- First Presbyterian Church
- U.S. National Register of Historic Places
- Location: 101 1st Ave. SW. West Bend, Iowa
- Coordinates: 42°57′34.1″N 94°26′48.2″W﻿ / ﻿42.959472°N 94.446722°W
- Area: less than one acre
- Built: 1889
- Architectural style: Late Victorian
- NRHP reference No.: 10000276
- Added to NRHP: May 24, 2010

= First Presbyterian Church (West Bend, Iowa) =

First Presbyterian Church, also known as First United Presbyterian Church, Templar Lodge No. 514, and the West Bend Historical Museum, is a historic building located in West Bend, Iowa, United States. The first recorded Protestant services in town were led by a Presbyterian minister, the Rev. David S. McComb in 1851. First Presbyterian Church was chartered on December 23, 1883, with 11 members. The Rev. Harvey S. Dickey served as their first pastor. They initially worshiped in homes until they built this church building in 1889. An addition was constructed onto the rear of the building in 1915 as the congregation grew. They continued to worship here until 1972 when lack of numbers forced them to dissolve. Templar Lodge No.514 took over the building at that point and used it until December 14, 1977. The West Bend Historical Society acquired the building and used it for a museum from 1981 until 2007.

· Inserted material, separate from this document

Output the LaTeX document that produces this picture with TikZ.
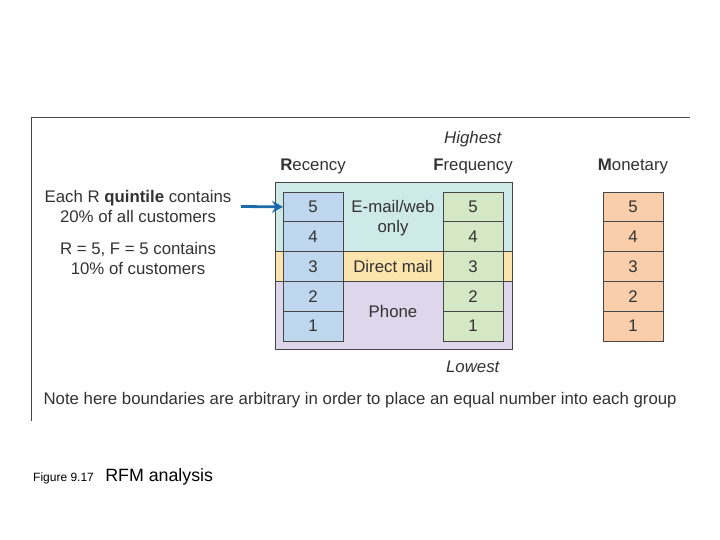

The building is considered a rare example of a wood-frame Late Victorian church. The exterior suggests a vernacular form created by a local craftsman. It utilizes religious symbolism as decorative elements, such as the triangular hoods on the windows and doors that refer to the Holy Trinity. The narthex on the interior reflects the Victorian period of its construction, while the sanctuary reflects the Classical influences popular when the 1915 addition was constructed. The building was listed on the National Register of Historic Places in 2010.